*Problem description*: Take every line from the first down to the line with "s.set_visible(False)" and set it down exactly, without the pictures.

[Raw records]
--
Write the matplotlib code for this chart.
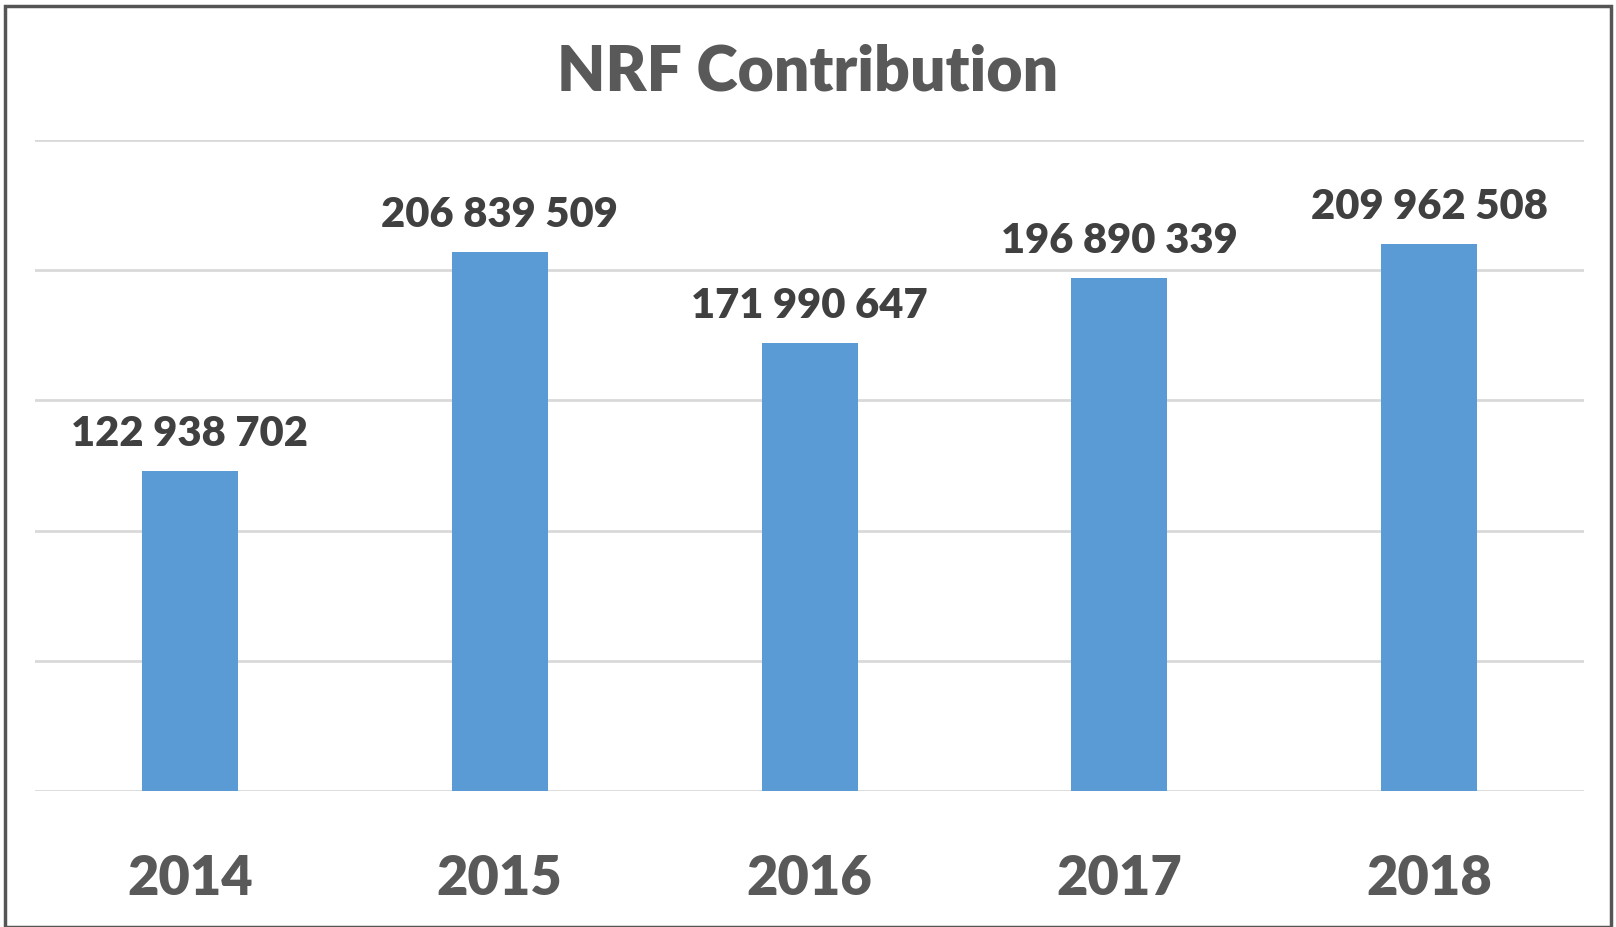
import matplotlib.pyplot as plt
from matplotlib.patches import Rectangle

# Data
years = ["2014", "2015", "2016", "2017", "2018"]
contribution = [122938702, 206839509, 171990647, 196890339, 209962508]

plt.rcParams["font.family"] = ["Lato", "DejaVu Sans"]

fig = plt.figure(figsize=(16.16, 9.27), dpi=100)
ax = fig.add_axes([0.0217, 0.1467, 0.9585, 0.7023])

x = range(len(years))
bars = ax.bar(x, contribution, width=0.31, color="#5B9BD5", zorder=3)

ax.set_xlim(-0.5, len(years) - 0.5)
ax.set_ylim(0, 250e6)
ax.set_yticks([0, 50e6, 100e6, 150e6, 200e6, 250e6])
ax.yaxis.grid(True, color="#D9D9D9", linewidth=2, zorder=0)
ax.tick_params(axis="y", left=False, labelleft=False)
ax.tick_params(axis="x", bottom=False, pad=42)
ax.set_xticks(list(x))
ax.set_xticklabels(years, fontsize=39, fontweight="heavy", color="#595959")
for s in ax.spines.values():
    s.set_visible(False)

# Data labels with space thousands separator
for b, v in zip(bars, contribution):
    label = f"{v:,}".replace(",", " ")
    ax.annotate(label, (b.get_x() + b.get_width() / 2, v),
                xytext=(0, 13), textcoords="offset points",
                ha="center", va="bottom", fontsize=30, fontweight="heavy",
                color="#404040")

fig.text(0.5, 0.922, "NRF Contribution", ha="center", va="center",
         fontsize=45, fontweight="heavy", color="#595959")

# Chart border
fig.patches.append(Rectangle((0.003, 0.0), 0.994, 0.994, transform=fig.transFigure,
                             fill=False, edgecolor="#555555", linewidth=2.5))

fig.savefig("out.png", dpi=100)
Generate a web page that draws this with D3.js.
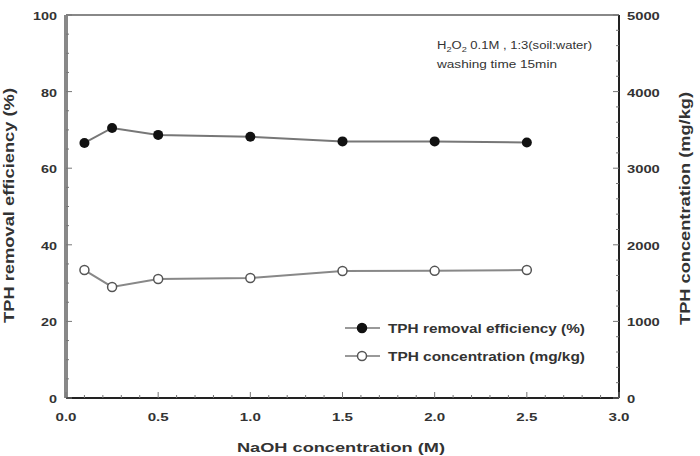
--
*Answer to this problem*:
Write the matplotlib code for this chart.
import matplotlib.pyplot as plt
from matplotlib.patches import Rectangle

# Data
years = ["2014", "2015", "2016", "2017", "2018"]
contribution = [122938702, 206839509, 171990647, 196890339, 209962508]

plt.rcParams["font.family"] = ["Lato", "DejaVu Sans"]

fig = plt.figure(figsize=(16.16, 9.27), dpi=100)
ax = fig.add_axes([0.0217, 0.1467, 0.9585, 0.7023])

x = range(len(years))
bars = ax.bar(x, contribution, width=0.31, color="#5B9BD5", zorder=3)

ax.set_xlim(-0.5, len(years) - 0.5)
ax.set_ylim(0, 250e6)
ax.set_yticks([0, 50e6, 100e6, 150e6, 200e6, 250e6])
ax.yaxis.grid(True, color="#D9D9D9", linewidth=2, zorder=0)
ax.tick_params(axis="y", left=False, labelleft=False)
ax.tick_params(axis="x", bottom=False, pad=42)
ax.set_xticks(list(x))
ax.set_xticklabels(years, fontsize=39, fontweight="heavy", color="#595959")
for s in ax.spines.values():
    s.set_visible(False)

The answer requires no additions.